Can staying inside make my Dog Anxious?

Yes, confining a dog indoors for extended periods can lead to anxiety. Dogs need physical exercise, mental stimulation, and environmental enrichment. Without these, they can become bored and restless and display anxious behaviors.

How to Instantly Stop Dog Barking when Outside?

To instantly stop a dog from barking outside, divert their attention using a loud noise, like clapping your hands or whistle. You can also use a command they recognize, such as “quiet” or “enough,” paired with a treat or toy as positive reinforcement.

Can I use a Muzzle to Stop Dog Barking Outside?

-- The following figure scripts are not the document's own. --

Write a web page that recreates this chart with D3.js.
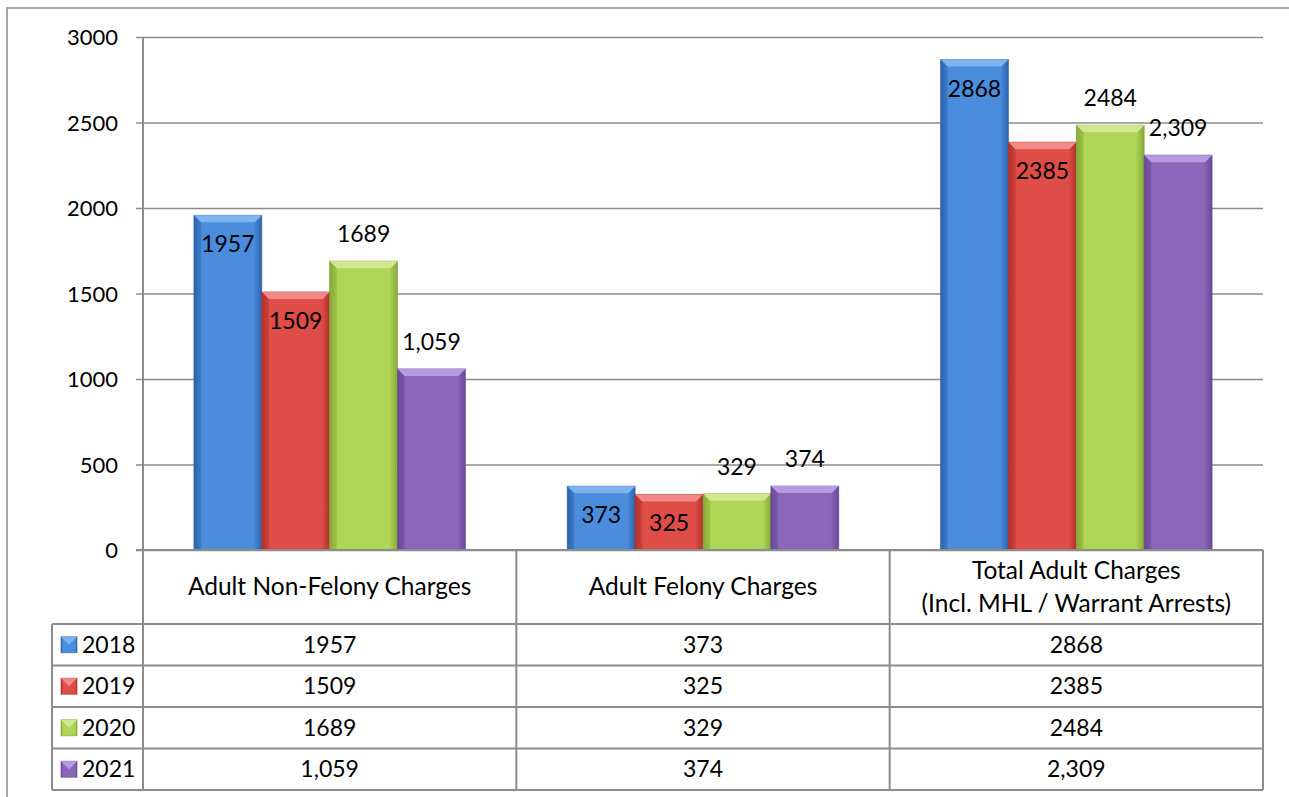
<!DOCTYPE html>
<html>
<head>
<meta charset="utf-8">
<script src="https://d3js.org/d3.v7.min.js"></script>
<style>
	body { margin: 0; background: #fff; }
	text { font-family: Lato, "Open Sans", sans-serif; fill: #000; }
</style>
</head>
<body>
<div id="chart"></div>
<script>
var categories = ["Adult Non-Felony Charges", "Adult Felony Charges", "Total Adult Charges|(Incl. MHL / Warrant Arrests)"]
var years = ["2018", "2019", "2020", "2021"]
var values2018 = [1957, 373, 2868]
var values2019 = [1509, 325, 2385]
var values2020 = [1689, 329, 2484]
var values2021 = [1059, 374, 2309]
var yTicks = [0, 500, 1000, 1500, 2000, 2500, 3000]

var series = [values2018, values2019, values2020, values2021]
var formats = [d3.format("d"), d3.format("d"), d3.format("d"), d3.format(",")]

function init() {
	var width = 1289
	var height = 797
	var plotLeft = 143
	var plotRight = 1263
	var plotTop = 37
	var plotBottom = 550
	var rowH = 41.5
	var headerBottom = 624
	var legendLeft = 52
	var gridColor = '#8c8c8c'

	var colors = [
		{ mid: '#4a8ddd', edge: '#2c63ad', top: '#7fb3ef', line: '#2f5f9e' },
		{ mid: '#df4d48', edge: '#b5302c', top: '#f08a86', line: '#9e2f2c' },
		{ mid: '#aed556', edge: '#86aa36', top: '#cfe890', line: '#7f9e3a' },
		{ mid: '#8a67bb', edge: '#6a4896', top: '#b79be0', line: '#5f4389' }
	]

	var svg = d3.select("#chart")
		.append("svg")
		.attr("width", width)
		.attr("height", height)

	var defs = svg.append("defs")
	colors.forEach(function (c, i) {
		var g = defs.append("linearGradient")
			.attr("id", "grad" + i)
			.attr("x1", "0").attr("x2", "1").attr("y1", "0").attr("y2", "0")
		g.append("stop").attr("offset", "0%").attr("stop-color", c.edge)
		g.append("stop").attr("offset", "12%").attr("stop-color", c.mid)
		g.append("stop").attr("offset", "88%").attr("stop-color", c.mid)
		g.append("stop").attr("offset", "100%").attr("stop-color", c.edge)
	})

	// outer frame
	svg.append("rect")
		.attr("x", 7)
		.attr("y", 8)
		.attr("width", 1320)
		.attr("height", 820)
		.style("fill", "none")
		.style("stroke", gridColor)
		.style("stroke-width", 1.5)

	var y = d3.scaleLinear().domain([0, 3000]).range([plotBottom, plotTop])
	var x0 = d3.scaleBand().domain(categories).range([plotLeft, plotRight]).padding(0)
	var x1 = d3.scaleBand().domain(years).range([0, x0.bandwidth()]).paddingInner(0).paddingOuter(0.75)

	// gridlines + y axis
	var yAxis = svg.append("g")
		.attr("transform", "translate(" + plotLeft + ",0)")
		.call(d3.axisLeft(y).tickValues(yTicks).tickSize(plotLeft - plotRight).tickPadding(0).tickFormat(d3.format("d")))
	yAxis.select(".domain").remove()
	yAxis.selectAll("line")
		.attr("x1", -7)
		.style("stroke", gridColor)
		.style("stroke-width", 1.5)
	yAxis.selectAll("text")
		.attr("x", -25)
		.attr("dy", "0.36em")
		.style("font-size", "22px")
		.style("font-family", "Lato, sans-serif")

	// bars
	var groups = svg.selectAll(".grp")
		.data(categories)
		.enter().append("g")
		.attr("class", "grp")
		.attr("transform", function (d) { return "translate(" + x0(d) + ",0)" })

	years.forEach(function (yr, si) {
		var c = colors[si]
		var bw = x1.bandwidth()
		groups.each(function (cat, ci) {
			var v = series[si][ci]
			var bx = x1(yr)
			var by = y(v)
			var g = d3.select(this)
			g.append("rect")
				.attr("x", bx)
				.attr("y", by)
				.attr("width", bw)
				.attr("height", plotBottom - by)
				.style("fill", "url(#grad" + si + ")")
				.style("stroke", c.line)
				.style("stroke-opacity", 0.6)
				.style("stroke-width", 1)
			var bev = 7
			g.append("path")
				.attr("d", "M" + bx + "," + by + "L" + (bx + bw) + "," + by +
					"L" + (bx + bw - bev) + "," + (by + bev) + "L" + (bx + bev) + "," + (by + bev) + "Z")
				.style("fill", c.top)
			g.append("path")
				.attr("d", "M" + bx + "," + by + "L" + (bx + bev) + "," + (by + bev) +
					"L" + (bx + bev) + "," + plotBottom + "L" + bx + "," + plotBottom + "Z")
				.style("fill", c.edge)
				.style("opacity", 0.35)
			g.append("text")
				.attr("x", bx + bw / 2)
				.attr("y", si < 2 ? by + 37 : by - 19)
				.attr("text-anchor", "middle")
				.style("font-size", "23px")
				.text(formats[si](v))
		})
	})

	// data table lines
	var lines = svg.append("g").style("stroke", gridColor).style("stroke-width", 2)
	var vx = [plotLeft].concat(categories.map(function (d) { return x0(d) + x0.bandwidth() }))
	vx.forEach(function (xx, i) {
		lines.append("line")
			.attr("x1", xx).attr("x2", xx)
			.attr("y1", i == 0 ? plotTop : plotBottom).attr("y2", headerBottom + rowH * years.length)
	})
	lines.append("line")
		.attr("x1", legendLeft).attr("x2", legendLeft)
		.attr("y1", headerBottom).attr("y2", headerBottom + rowH * years.length)
	lines.append("line")
		.attr("x1", plotLeft - 7).attr("x2", plotRight)
		.attr("y1", plotBottom).attr("y2", plotBottom)
	for (var r = 0; r <= years.length; r++) {
		lines.append("line")
			.attr("x1", legendLeft).attr("x2", plotRight)
			.attr("y1", headerBottom + rowH * r).attr("y2", headerBottom + rowH * r)
	}

	// category headers
	categories.forEach(function (cat) {
		var parts = cat.split("|")
		var cx = x0(cat) + x0.bandwidth() / 2
		parts.forEach(function (p, i) {
			svg.append("text")
				.attr("x", cx)
				.attr("y", parts.length == 1 ? 595 : 579 + i * 33)
				.attr("text-anchor", "middle")
				.style("font-size", "24.5px")
				.text(p)
		})
	})

	// table rows
	years.forEach(function (yr, si) {
		var cy = headerBottom + rowH * si + rowH / 2
		var c = colors[si]
		svg.append("rect")
			.attr("x", 61).attr("y", cy - 8)
			.attr("width", 16).attr("height", 16)
			.style("fill", "url(#grad" + si + ")")
			.style("stroke", c.line).style("stroke-opacity", 0.6)
		svg.append("path")
			.attr("d", "M61," + (cy - 8) + "L77," + (cy - 8) + "L69," + cy + "Z")
			.style("fill", c.top)
		svg.append("text")
			.attr("x", 82).attr("y", cy + 8)
			.style("font-size", "23px")
			.text(yr)
		categories.forEach(function (cat, ci) {
			svg.append("text")
				.attr("x", x0(cat) + x0.bandwidth() / 2)
				.attr("y", cy + 8)
				.attr("text-anchor", "middle")
				.style("font-size", "23px")
				.text(formats[si](series[si][ci]))
		})
	})
}

init()
</script>
</body>
</html>
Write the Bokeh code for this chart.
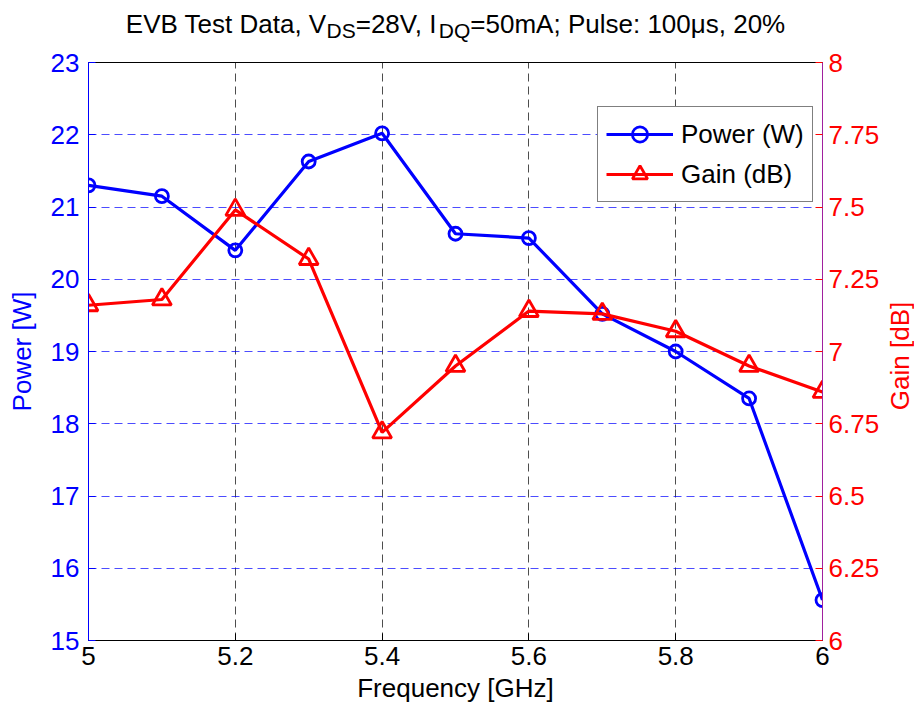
import math
from bokeh.plotting import figure
from bokeh.layouts import column, row
from bokeh.models import (Range1d, LinearAxis, FixedTicker, Label,
                          CustomJSTickFormatter)
from bokeh.embed import file_html
from bokeh.resources import INLINE

# ---------------- data ----------------
freq = [5.0, 5.1, 5.2, 5.3, 5.4, 5.5, 5.6, 5.7, 5.8, 5.9, 6.0]
power_w = [21.30, 21.15, 20.40, 21.63, 22.02, 20.63, 20.57, 19.52, 19.00, 18.35, 15.56]
gain_db = [7.16, 7.18, 7.49, 7.32, 6.72, 6.95, 7.14, 7.13, 7.07, 6.95, 6.86]

x_ticks = [5.0, 5.2, 5.4, 5.6, 5.8, 6.0]
power_ticks = [15, 16, 17, 18, 19, 20, 21, 22, 23]
gain_ticks = [6.0, 6.25, 6.5, 6.75, 7.0, 7.25, 7.5, 7.75, 8.0]

title_parts = [("EVB Test Data, V", False), ("DS", True), ("=28V, I", False),
               ("DQ", True), ("=50mA; Pulse: 100\u03bcs, 20%", False)]
x_label = "Frequency [GHz]"
y_label = "Power [W]"
y2_label = "Gain [dB]"
series_names = ["Power (W)", "Gain (dB)"]

FONT = "Liberation Sans"
FS = 26
SUB_FS = 21
BLUE = "#0000FF"
RED = "#FF0000"
TOTAL_W = 914
TOTAL_H = 711
STRIP_W = 30
MAIN_W = TOTAL_W - STRIP_W
TITLE_H = 48

fmt = CustomJSTickFormatter(code="return String(Number(tick.toFixed(4)));")


def blank_fig(w, h, xr, yr):
    f = figure(width=w, height=h, output_backend="svg", toolbar_location=None,
               x_range=xr, y_range=yr, x_axis_type=None, y_axis_type=None,
               title=None, min_border_left=0, min_border_right=0,
               min_border_top=0, min_border_bottom=0)
    f.outline_line_color = None
    f.grid.visible = False
    f.background_fill_color = "white"
    f.border_fill_color = "white"
    return f


# ---------------- title strip ----------------
pt = blank_fig(MAIN_W, TITLE_H, Range1d(5.0, 6.0), Range1d(0, TITLE_H))

AW = {' ': 278, ',': 278, '.': 278, ':': 278, ';': 278, '=': 584, '%': 889,
      'A': 667, 'B': 667, 'D': 722, 'E': 667, 'I': 278, 'P': 667, 'Q': 778,
      'S': 667, 'T': 611, 'V': 667, 'a': 556, 'e': 556, 'l': 222, 'm': 833,
      's': 500, 't': 278, 'u': 556, '\u03bc': 576}
for d in "0123456789":
    AW[d] = 556


def tw(s, size):
    return sum(AW.get(c, 556) for c in s) * size / 1000.0


widths = [tw(t, SUB_FS if sub else FS) for t, sub in title_parts]
widths[0] -= 3  # kerning in "Te"/"Da"
total = sum(widths)
cur = -total / 2.0
for (t, sub), w in zip(title_parts, widths):
    pt.add_layout(Label(x=5.5, y=(18 if sub else 25), x_offset=cur, text=t,
                        text_font=FONT, text_font_size=f"{SUB_FS if sub else FS}px",
                        text_color="black", text_align="left", text_baseline="alphabetic"))
    cur += w

# ---------------- right label strip ----------------
pr = blank_fig(STRIP_W, TOTAL_H, Range1d(0, 1), Range1d(0, 1))
pr.add_layout(Label(x=0.5, y=0.5, text=y2_label, angle=math.pi / 2,
                    text_font=FONT, text_font_size=f"{FS}px", text_color=RED,
                    text_align="center", text_baseline="middle"))

# ---------------- main plot ----------------
p = figure(width=MAIN_W, height=TOTAL_H - TITLE_H, output_backend="svg",
           toolbar_location=None, title=None,
           x_range=Range1d(5.0, 6.0), y_range=Range1d(15, 23),
           min_border_left=88, min_border_right=62, min_border_top=14,
           min_border_bottom=71)
p.extra_y_ranges = {"gain": Range1d(6.0, 8.0)}
p.outline_line_color = "black"
p.outline_line_width = 1
p.background_fill_color = "white"
p.border_fill_color = "white"

# x axis
xa = p.xaxis[0]
xa.ticker = FixedTicker(ticks=x_ticks)
xa.formatter = fmt
xa.major_label_text_font = FONT
xa.major_label_text_font_size = f"{FS}px"
xa.major_label_text_color = "black"
xa.major_label_standoff = 6
xa.major_tick_in = 7
xa.major_tick_out = 0
xa.minor_tick_line_color = None
xa.axis_line_color = "black"
xa.major_tick_line_color = "black"
xa.axis_label = x_label
xa.axis_label_text_font = FONT
xa.axis_label_text_font_size = f"{FS}px"
xa.axis_label_text_font_style = "normal"
xa.axis_label_text_color = "black"
xa.axis_label_standoff = 5

# left axis
ya = p.yaxis[0]
ya.ticker = FixedTicker(ticks=power_ticks)
ya.formatter = fmt
ya.major_label_text_font = FONT
ya.major_label_text_font_size = f"{FS}px"
ya.major_label_text_color = BLUE
ya.major_label_standoff = 9
ya.major_tick_in = 7
ya.major_tick_out = 0
ya.minor_tick_line_color = None
ya.axis_line_color = BLUE
ya.major_tick_line_color = BLUE
ya.axis_label = y_label
ya.axis_label_text_font = FONT
ya.axis_label_text_font_size = f"{FS}px"
ya.axis_label_text_font_style = "normal"
ya.axis_label_text_color = BLUE
ya.axis_label_standoff = 11

# right axis
ra = LinearAxis(y_range_name="gain", ticker=FixedTicker(ticks=gain_ticks), formatter=fmt)
ra.major_label_text_font = FONT
ra.major_label_text_font_size = f"{FS}px"
ra.major_label_text_color = RED
ra.major_label_standoff = 6
ra.major_tick_in = 7
ra.major_tick_out = 0
ra.minor_tick_line_color = None
ra.axis_line_color = "#A0209F"
ra.major_tick_line_color = RED
p.add_layout(ra, "right")

# grids
p.xgrid.ticker = FixedTicker(ticks=x_ticks)
p.xgrid.grid_line_color = "#202020"
p.xgrid.grid_line_alpha = 0.8
p.xgrid.grid_line_dash = "8 5"
p.xgrid.grid_line_width = 1
p.ygrid.ticker = FixedTicker(ticks=power_ticks)
p.ygrid.grid_line_color = BLUE
p.ygrid.grid_line_alpha = 0.7
p.ygrid.grid_line_dash = "8 5"
p.ygrid.grid_line_width = 1

# series
p.line(freq, power_w, line_color=BLUE, line_width=3.2, legend_label=series_names[0])
p.scatter(freq, power_w, marker="circle", size=13, line_color=BLUE, line_width=2.8,
          fill_color=None, legend_label=series_names[0])
p.line(freq, gain_db, line_color=RED, line_width=3.2, y_range_name="gain",
       legend_label=series_names[1])
p.scatter(freq, gain_db, marker="triangle", size=19, line_color=RED, line_width=2.8,
          fill_color=None, y_range_name="gain", legend_label=series_names[1])

lg = p.legend[0]
lg.location = (509, 438)
lg.label_text_font = FONT
lg.label_text_font_size = f"{FS}px"
lg.label_text_color = "black"
lg.glyph_width = 67
lg.glyph_height = 38
lg.label_height = 38
lg.label_standoff = 8
lg.spacing = 2
lg.padding = 8
lg.margin = 0
lg.border_line_color = "black"
lg.border_line_width = 1
lg.background_fill_color = "white"
lg.background_fill_alpha = 1.0

layout = row(column(pt, p, spacing=0), pr, spacing=0)
open("out.html", "w").write(file_html(layout, INLINE))
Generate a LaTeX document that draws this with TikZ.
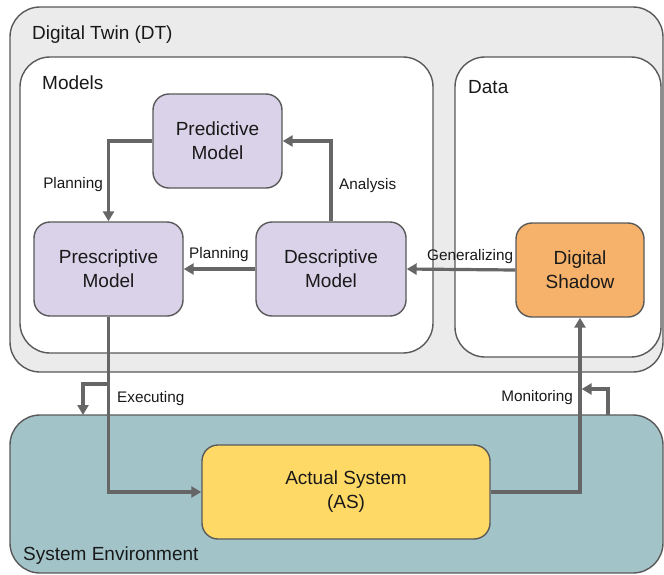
\documentclass[tikz,border=0pt]{standalone}
\usepackage{fontspec}
\setmainfont{Liberation Sans}
\usetikzlibrary{arrows.meta}
\definecolor{dtgray}{HTML}{EBEBEB}
\definecolor{bordergray}{HTML}{595959}
\definecolor{arrowgray}{HTML}{666666}
\definecolor{lavender}{HTML}{D9D2E9}
\definecolor{shadoworange}{HTML}{F6B26B}
\definecolor{asyellow}{HTML}{FFD966}
\definecolor{envteal}{HTML}{A2C4C9}
\tikzset{
  container/.style={draw=bordergray, line width=1.4pt, rounded corners=30pt, inner sep=0pt},
  modelbox/.style={draw=bordergray, line width=1.4pt, rounded corners=16pt, inner sep=0pt,
    align=center, font=\fontsize{19}{24}\selectfont, text=black!90},
  title/.style={inner sep=0pt, font=\fontsize{19}{24}\selectfont, text=black!90,
    text height=14pt, text depth=4pt},
  lbl/.style={inner sep=0pt, font=\fontsize{15.3}{18}\selectfont, text=black!90,
    text height=11pt, text depth=3pt},
  arr/.style={draw=arrowgray, line width=3.2pt, -{Triangle[length=10pt,width=11pt]}}
}
\begin{document}
\begin{tikzpicture}[x=1pt,y=-1pt]
\useasboundingbox (0,0) rectangle (664,574);
% containers
\node[container, fill=dtgray, minimum width=653pt, minimum height=365pt] (dt) at (336.5,189.5) {};
\node[container, fill=white, minimum width=413pt, minimum height=296pt] (models) at (226.5,205) {};
\node[container, fill=white, minimum width=206pt, minimum height=300pt] (data) at (558,207) {};
\node[container, fill=envteal, minimum width=653pt, minimum height=158pt] (env) at (336.5,494) {};
% container titles
\node[title, anchor=west] (dttitle) at (32,34) {Digital Twin (DT)};
\node[title, anchor=west] (modelstitle) at (42,84) {Models};
\node[title, anchor=west] (datatitle) at (468,88) {Data};
\node[title, anchor=west] (envtitle) at (23,555) {System Environment};
% boxes
\node[modelbox, fill=lavender, minimum width=129pt, minimum height=94pt] (pred) at (217.5,141) {Predictive\\Model};
\node[modelbox, fill=lavender, minimum width=149pt, minimum height=94pt] (presc) at (108.5,269) {Prescriptive\\Model};
\node[modelbox, fill=lavender, minimum width=150pt, minimum height=94pt] (desc) at (331,269) {Descriptive\\Model};
\node[modelbox, fill=shadoworange, minimum width=128pt, minimum height=94pt] (shadow) at (580,270) {Digital\\Shadow};
\node[modelbox, fill=asyellow, minimum width=288pt, minimum height=94pt] (as) at (346,492) {Actual System\\(AS)};
% connectors
\draw[arr] (pred.west) -| (presc.north);
\draw[arr] (desc.north) |- (pred.east);
\draw[arr] (desc.west) -- (presc.east);
\draw[arr] (shadow.west) -- (desc.east);
\draw[arr] (presc.south) |- (as.west);
\draw[arr] (as.east) -| (shadow.south);
\coordinate (exA) at (108.5,384);
\coordinate (exB) at (83,415);
\draw[arr] (exA) -| (exB);
\coordinate (moA) at (608,415);
\coordinate (moB) at (580,389);
\draw[arr, shorten >=1.6pt] (moA) |- (moB);
% connector labels
\node[lbl, anchor=east] (l1) at (103,184) {Planning};
\node[lbl, anchor=west] (l2) at (339,185) {Analysis};
\node[lbl, anchor=west] (l3) at (189,254) {Planning};
\node[lbl, anchor=west] (l4) at (427,256) {Generalizing};
\node[lbl, anchor=west] (l5) at (117,398) {Executing};
\node[lbl, anchor=east] (l6) at (573,397) {Monitoring};
\end{tikzpicture}
\end{document}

While a muzzle can physically prevent a dog from barking, it’s not a recommended long-term solution for barking issues. It doesn’t address the root cause of the barking and can cause stress or anxiety. If you must use one, ensure it’s the basket type, which allows the dog to breathe and drink comfortably.

How to Stop My Dog Barking at the Window?

To stop your dog from barking at the window, first identify the trigger (e.g., pedestrians, animals). You can then use distraction techniques, teach “quiet” commands, or block their view using curtains or window films. Over time, positive reinforcement and training can reduce this behavior.